Le Problème : Un cadre dirigeant parisien, anxieux de la performance, tombe dans le piège du micromanagement. Il contrôle chaque email, rectifie chaque détail et impose sa vision rigide, persuadé que sans son intervention constante, le projet s'effondrerait. Cette emprise étouffe la créativité de son équipe et crée un climat de méfiance épuisant.
La Solution Taoïste : Il doit pratiquer le "Wu Wei" en leadership : gouverner sans ingérence excessive. En adoptant une posture plus réceptive (le rôle féminin), il apprend à faire confiance au processus organique du groupe. Il guide par la vision plutôt que par la coercition, créant un espace où l'initiative des collaborateurs peut fleurir naturellement, permettant à l'ordre d'émerger sans effort apparent.
Le Problème : Des parents soucieux de l'avenir de leur enfant dans un système élitiste le poussent à l'excellence scolaire à tout prix. Ils projettent leurs propres ambitions sur lui, transformant l'éducation en une série d'exigences qui nient sa personnalité unique. L'enfant devient un projet à réussir plutôt qu'un être à aimer.
La Solution Taoïste : Appliquer la "Vertu Mystérieuse" : donner la vie sans posséder. Les parents doivent agir comme des jardiniers, non comme des sculpteurs. Ils fournissent un sol fertile et de l'eau (amour et sécurité), mais acceptent de ne pas contrôler la forme de la plante. En renonçant à dominer le destin de l'enfant, ils lui permettent de réaliser son propre potentiel authentique.

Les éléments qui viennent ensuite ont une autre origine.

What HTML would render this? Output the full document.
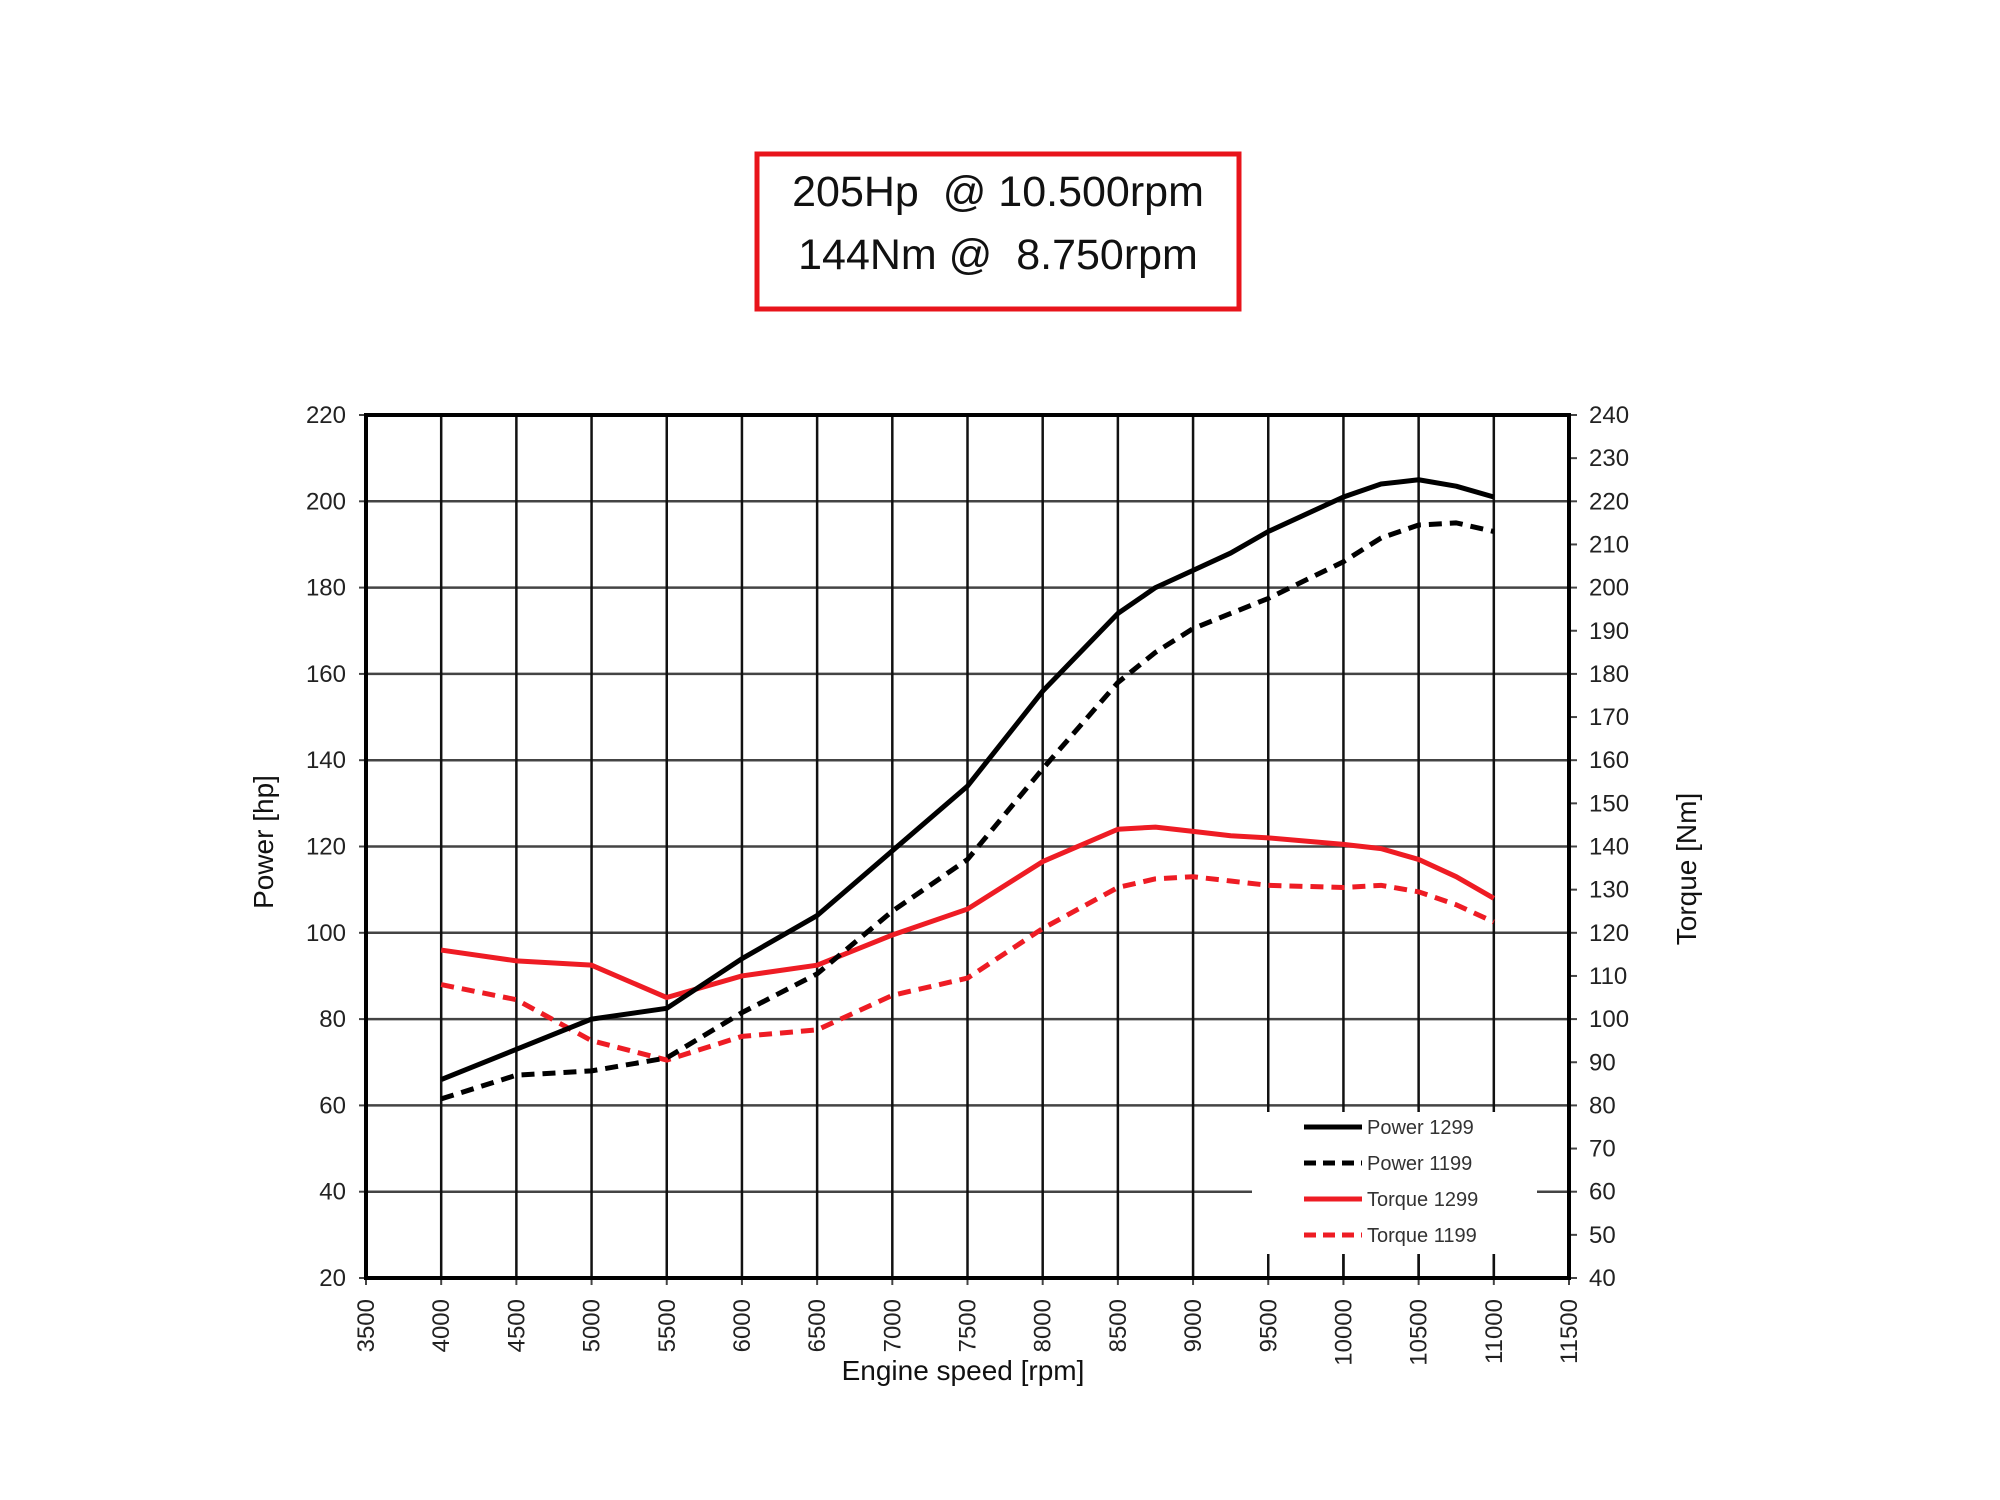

Le Problème : Un intellectuel se sent fragmenté, vivant exclusivement dans l'analyse mentale et déconnecté de ses émotions. Il dissèque tout, critique tout, mais ressent un vide profond. Cette sur-intellectualisation ("trop de connaissances") crée une barrière entre lui et l'expérience directe de la vie, le laissant spectateur de sa propre existence.
La Solution Taoïste : Le retour à l'état de "nouveau-né" est essentiel. Il faut suspendre le jugement analytique pour privilégier la sensation pure. Par la concentration du souffle, il redescend de la tête vers le corps. C'est comme déguster un grand vin : on cesse d'analyser l'étiquette ou le millésime pour simplement fermer les yeux et laisser les arômes envahir les sens, retrouvant ainsi l'immédiateté de l'être.